Gradient flow in parameter space is equivalent to linear interpolation in output space
Thomas Chen, Patrícia Muñoz Ewald
TL;DR
This work studies how gradient flows in parameter space relate to equivalent flows in output space for overparameterized neural networks. The authors construct a one-parameter family of interpolating vector fields that connect the standard parameter-space gradient flow to an adapted flow inducing a constrained Euclidean gradient flow in output space, preserving equilibria.

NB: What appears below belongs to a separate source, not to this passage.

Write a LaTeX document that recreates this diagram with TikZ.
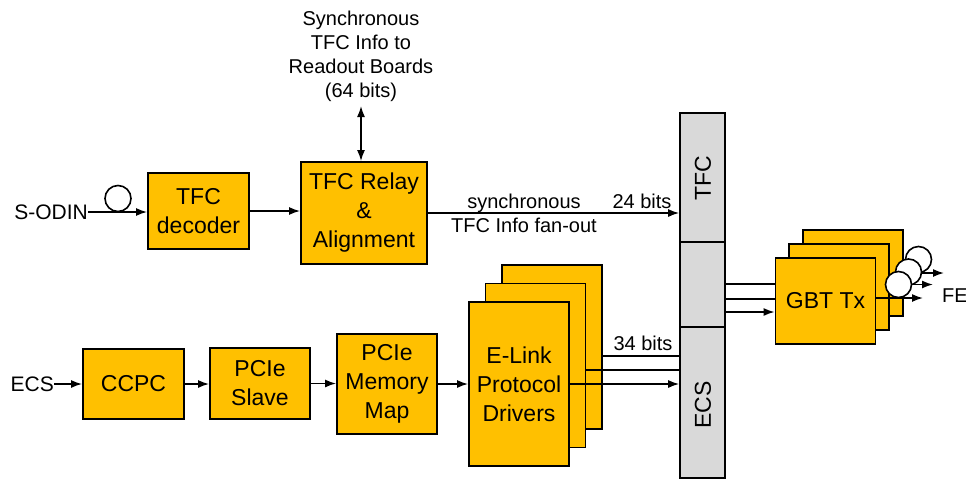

Under the $L^{2}$ loss, a full-rank Jacobian $D$ yields a time reparametrization that makes output-space dynamics linear in time toward a global minimum; for rank-deficient $D$, they quantify the deviation from linear interpolation, and for cross-entropy with positive labels they identify invariant output-space manifolds with a unique global minimum on each fiber. The results highlight the central role of the Jacobian rank (and NTK) in shaping optimization trajectories and offer tools to steer training via output-space geometry, with connections to neural-collapse phenomena and NTK reinterpretations.
Abstract
We prove that the standard gradient flow in parameter space that underlies many training algorithms in deep learning can be continuously deformed into an adapted gradient flow which yields (constrained) Euclidean gradient flow in output space. Moreover, for the $L^{2}$ loss, if the Jacobian of the outputs with respect to the parameters is full rank (for fixed training data), then the time variable can be reparametrized so that the resulting flow is simply linear interpolation, and a global minimum can be achieved. For the cross-entropy loss, under the same rank condition and assuming the labels have positive components, we derive an explicit formula for the unique global minimum.